Notably, the majority leaves the door open for something not entirely unlike a nationwide injunction to persist for certain plaintiffs – so long as the courts frame such orders as “complete relief.” This term of art essentially means only the relief necessary to provide the plaintiffs – if they have standing to sue – a victory. In a concurrence, Justice Clarence Thomas describes the concept as “a ceiling” on what a court can provide. Such relief, the full court muses, may “only incidentally” benefit nonparties.
Sotomayor says this caveat will likely leave at least some of the injunctions in place — at least in terms of their relative effectiveness — even if the district courts, on remand, have to reconfigure the reasoning underlying their opinions.
“Even the majority’s view of the law cannot justify issuance of emergency relief to the Government in these cases, for the majority leaves open whether these particular injunctions may pass muster under its ruling,” the dissent goes on. “Here, respondents paired their respective requests for complete relief with the strongest story possible: Without such relief, an executive order that violates the Constitution, federal law, Supreme Court precedent, history, and over a century of Executive Branch practice would infringe upon their constitutional rights or cause them to incur significant financial and administrative costs.”
Constitutional issues beyond the 14th Amendment are also explored in depth by the principal dissent; Sotomayor views the court’s ruling as an affront to judicial review itself.

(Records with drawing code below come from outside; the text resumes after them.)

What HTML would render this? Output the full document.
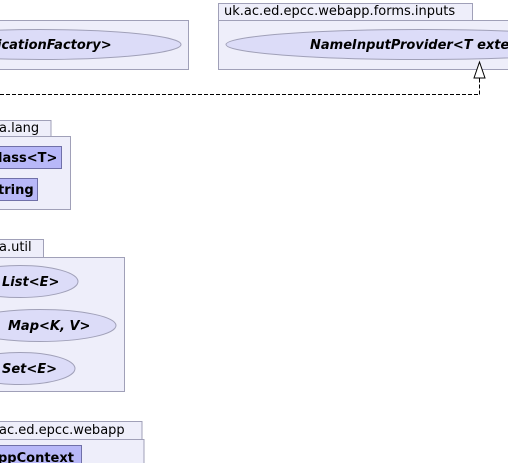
<!DOCTYPE html>
<html><head><meta charset="utf-8"><style>
html,body{margin:0;padding:0;background:#fff;width:508px;height:463px;overflow:hidden}
text{font-family:"DejaVu Sans","Liberation Sans",sans-serif;font-size:13px}
.b{font-weight:bold}.bi{font-weight:bold;font-style:italic}
</style></head><body>
<svg width="508" height="463" xmlns="http://www.w3.org/2000/svg">
<g stroke="#a0a0b8" stroke-width="1">
<rect x="-10" y="20.5" width="198.5" height="49" fill="#eeeefa"/>
<ellipse cx="40" cy="44.5" rx="141" ry="15" fill="#dcdcf8"/>
<rect x="218.5" y="3.5" width="254" height="17" fill="#eeeefa"/>
<rect x="218.5" y="20.5" width="300" height="49" fill="#eeeefa"/>
<ellipse cx="420" cy="44.5" rx="194" ry="15" fill="#dcdcf8"/>
<rect x="-10" y="120.5" width="61" height="16" fill="#eeeefa"/>
<rect x="-10" y="136.5" width="80.5" height="73" fill="#eeeefa"/>
<rect x="-10" y="146.5" width="71.5" height="22" fill="#b8b8f8" stroke="#7070a8"/>
<rect x="-10" y="178.5" width="47.5" height="22" fill="#b8b8f8" stroke="#7070a8"/>
<rect x="-10" y="239.5" width="53.5" height="18" fill="#eeeefa"/>
<rect x="-10" y="257.5" width="134.5" height="134" fill="#eeeefa"/>
<ellipse cx="20" cy="281.5" rx="58" ry="16" fill="#dcdcf8"/>
<ellipse cx="40" cy="325.5" rx="76" ry="16" fill="#dcdcf8"/>
<ellipse cx="20" cy="368.5" rx="55" ry="16" fill="#dcdcf8"/>
<rect x="-10" y="421.5" width="152" height="18" fill="#eeeefa"/>
<rect x="-10" y="439.5" width="154" height="40" fill="#eeeefa"/>
<rect x="-10" y="445.5" width="91.5" height="30" fill="#b8b8f8" stroke="#7070a8"/>
</g>
<g stroke="#000" stroke-width="1" fill="none" stroke-dasharray="4,2">
<line x1="0" y1="94.5" x2="479.5" y2="94.5"/>
<line x1="479.5" y1="94.5" x2="479.5" y2="78"/>
</g>
<polygon points="479.5,62 474,78 485,78" fill="#fff" stroke="#000"/>
<text x="-3" y="49" class="bi">icationFactory&gt;</text>
<text x="224" y="15">uk.ac.ed.epcc.webapp.forms.inputs</text>
<text x="310" y="49" class="bi">NameInputProvider&lt;T extends</text>
<text x="-1" y="132">a.lang</text>
<text x="-2" y="162" class="b">lass&lt;T&gt;</text>
<text x="-2" y="194" class="b">tring</text>
<text x="-1" y="251">a.util</text>
<text x="2" y="286" class="bi">List&lt;E&gt;</text>
<text x="8" y="330" class="bi">Map&lt;K, V&gt;</text>
<text x="2" y="373" class="bi">Set&lt;E&gt;</text>
<text x="-1" y="434">ac.ed.epcc.webapp</text>
<text x="-2" y="462" class="b">ppContext</text>
</svg>
</body></html>
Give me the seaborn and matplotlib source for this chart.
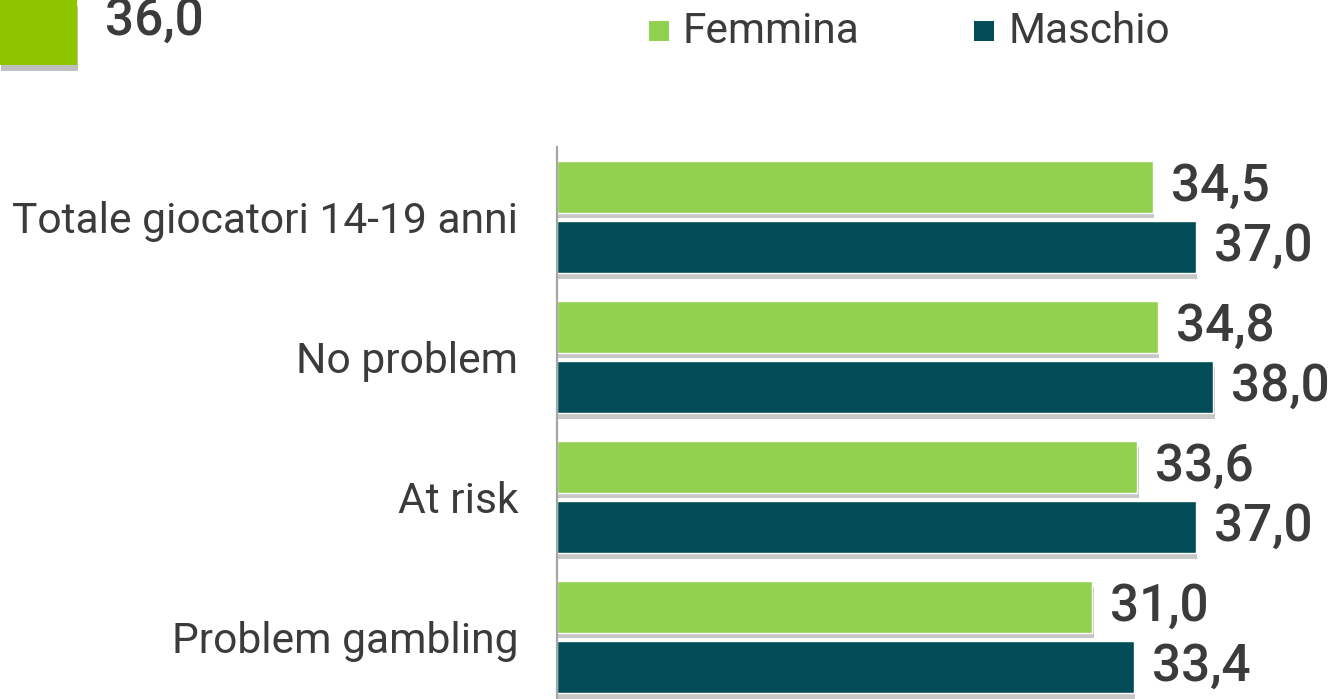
import matplotlib
matplotlib.use("Agg")
import matplotlib.pyplot as plt
import matplotlib.patheffects as pe
from matplotlib.patches import Rectangle
import pandas as pd
import seaborn as sns

categories = ["Totale giocatori 14-19 anni", "No problem", "At risk", "Problem gambling"]
femmina = [34.5, 34.8, 33.6, 31.0]
maschio = [37.0, 38.0, 37.0, 33.4]
series = ["Femmina", "Maschio"]
colors = {"Femmina": "#92D050", "Maschio": "#024D57"}
headline_value = 36.0

TEXT = "#3B3B3B"

sns.set_theme(style="white")
plt.rcParams["font.family"] = ["Roboto", "DejaVu Sans"]

df = pd.DataFrame({
    "categoria": categories * 2,
    "valore": femmina + maschio,
    "sesso": [series[0]] * len(categories) + [series[1]] * len(categories),
})

W, H = 1334, 699
fig = plt.figure(figsize=(W / 100, H / 100), dpi=100)
ax = fig.add_axes([557 / W, (H - 707) / H, (W - 557) / W, 560 / H])

sns.barplot(data=df, y="categoria", x="valore", hue="sesso", hue_order=series,
            palette=colors, orient="h", width=0.86, gap=0.14, saturation=1,
            legend=False, ax=ax)

shadow = [pe.SimplePatchShadow(offset=(1, -4), shadow_rgbFace="#000000", alpha=0.22),
          pe.Normal()]
for patch in ax.patches:
    patch.set_path_effects(shadow)

for container in ax.containers:
    labels = [f"{v:.1f}".replace(".", ",") for v in container.datavalues]
    ax.bar_label(container, labels=labels, padding=13, fontsize=37,
                 fontweight="medium", color=TEXT)

ax.set_xlim(0, 45)
ax.set_ylim(3.5, -0.5)
ax.set_xlabel("")
ax.set_ylabel("")
ax.set_xticks([])
ax.tick_params(axis="y", length=0, pad=28, labelsize=30.7, labelcolor=TEXT)
for side in ("top", "right", "bottom"):
    ax.spines[side].set_visible(False)
ax.spines["left"].set_color("#A6A6A6")
ax.spines["left"].set_linewidth(1.6)

# headline block in the top-left corner
block = Rectangle((0, 1 - 65 / H), 77 / W, 65 / H, transform=fig.transFigure,
                  facecolor="#8EC400", edgecolor="none",
                  path_effects=[pe.SimplePatchShadow(offset=(1, -4), shadow_rgbFace="#000000", alpha=0.25),
                                pe.Normal()])
fig.patches.append(block)
fig.text(105 / W, 1 - 35 / H, f"{headline_value:.1f}".replace(".", ","),
         fontsize=37, fontweight="medium", color=TEXT, ha="left", va="baseline")

# legend
for name, sq_x, tx_x in [("Femmina", 649, 682), ("Maschio", 974, 1008)]:
    fig.patches.append(Rectangle((sq_x / W, 1 - 41 / H), 20 / W, 20 / H,
                                 transform=fig.transFigure, facecolor=colors[name],
                                 edgecolor="none"))
    fig.text(tx_x / W, 1 - 43 / H, name, fontsize=30.5, color=TEXT,
             ha="left", va="baseline")

fig.savefig("out.png", dpi=100)
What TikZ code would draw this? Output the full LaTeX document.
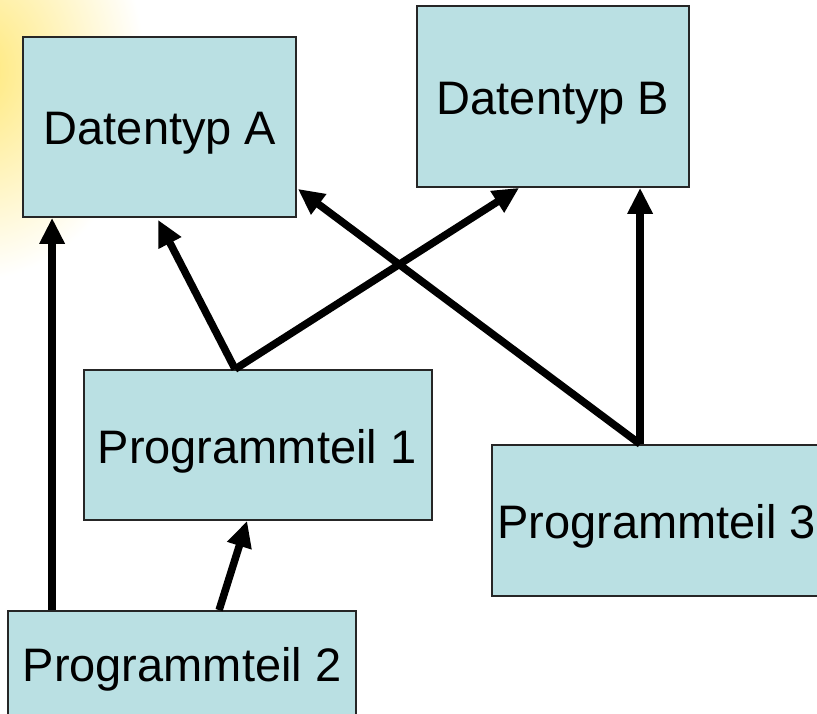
\documentclass[tikz,border=0pt]{standalone}
\usepackage{fontspec}
\setmainfont{Liberation Sans}
\usetikzlibrary{arrows.meta}
\definecolor{boxfill}{RGB}{186,224,227}
\definecolor{glow}{RGB}{255,232,120}
\tikzset{
  box/.style={draw=black!85, line width=1.8pt, fill=boxfill, inner sep=0pt},
  lbl/.style={font=\fontsize{47}{56}\selectfont, inner sep=0pt},
  link/.style={line width=7.5pt, -{Triangle[length=26pt, width=24pt]}}
}
\begin{document}
\begin{tikzpicture}[x=1pt, y=-1pt]
  \useasboundingbox (0,0) rectangle (817,714);
  \clip (0,0) rectangle (817,714);
  % soft glow in the upper left corner
  \shade[inner color=glow, outer color=white] (-25,70) ellipse (170 and 210);

  % data types
  \node[box, minimum width=273pt, minimum height=180pt] (a) at (159.5,127) {};
  \node[lbl] (atext) at (160,133) {Datentyp A};
  \node[box, minimum width=272pt, minimum height=181pt] (b) at (553,96.5) {};
  \node[lbl] (btext) at (553,103) {Datentyp B};

  % program parts
  \node[box, minimum width=348pt, minimum height=150pt] (p1) at (258,445) {};
  \node[lbl] (p1text) at (257,451) {Programmteil 1};
  \node[box, minimum width=348pt, minimum height=151pt] (p3) at (666,520.5) {};
  \node[lbl, anchor=west] (p3text) at (497,526) {Programmteil 3};
  \node[box, minimum width=348pt, minimum height=150pt] (p2) at (182,686) {};
  \node[lbl] (p2text) at (182,669) {Programmteil 2};

  % dependencies
  \draw[link] ([xshift=45pt]p2.north west) -- ([xshift=30pt]a.south west);
  \draw[link] ([xshift=212pt]p2.north west) -- ([xshift=164pt]p1.south west);
  \draw[link] ([xshift=152pt]p1.north west) -- ([xshift=136pt,yshift=-2pt]a.south west);
  \draw[link] ([xshift=152pt]p1.north west) -- ([xshift=103pt]b.south west);
  \draw[link] ([xshift=149pt]p3.north west) -- ([xshift=1pt,yshift=29pt]a.south east);
  \draw[link] ([xshift=149pt]p3.north west) -- ([xshift=224pt]b.south west);
\end{tikzpicture}
\end{document}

Again, the dissent, at length:
The Court’s decision is nothing less than an open invitation for the Government to bypass the Constitution. The Executive Branch can now enforce policies that flout settled law and violate countless individuals’ constitutional rights, and the federal courts will be hamstrung to stop its actions fully. Until the day that every affected person manages to become party to a lawsuit and secures for himself injunctive relief, the Government may act lawlessly indefinitely.
Not even a decision from this Court would necessarily bind the Government to stop, completely and permanently, its commission of unquestionably unconstitutional conduct. The majority interprets the Judiciary Act, which defines the equity jurisdiction for all federal courts, this Court included, as prohibiting the issuance of universal injunctions (unless necessary for complete relief ). What, besides equity, enables this Court to order the Government to cease completely the enforcement of illegal policies? The majority does not say.
Sotomayor concludes with another recitation of her warning – and eschewed the norm of “respectfully” disagreeing with the outcome.
“The rule of law is not a given in this Nation, nor any other,” the dissent ends. “It is a precept of our democracy that will endure only if those brave enough in every branch fight for its survival. Today, the Court abdicates its vital role in that effort. With the stroke of a pen, the President has made a ‘solemn mockery’ of our Constitution. Rather than stand firm, the Court gives way. Because such complicity should know no place in our system of law, I dissent.”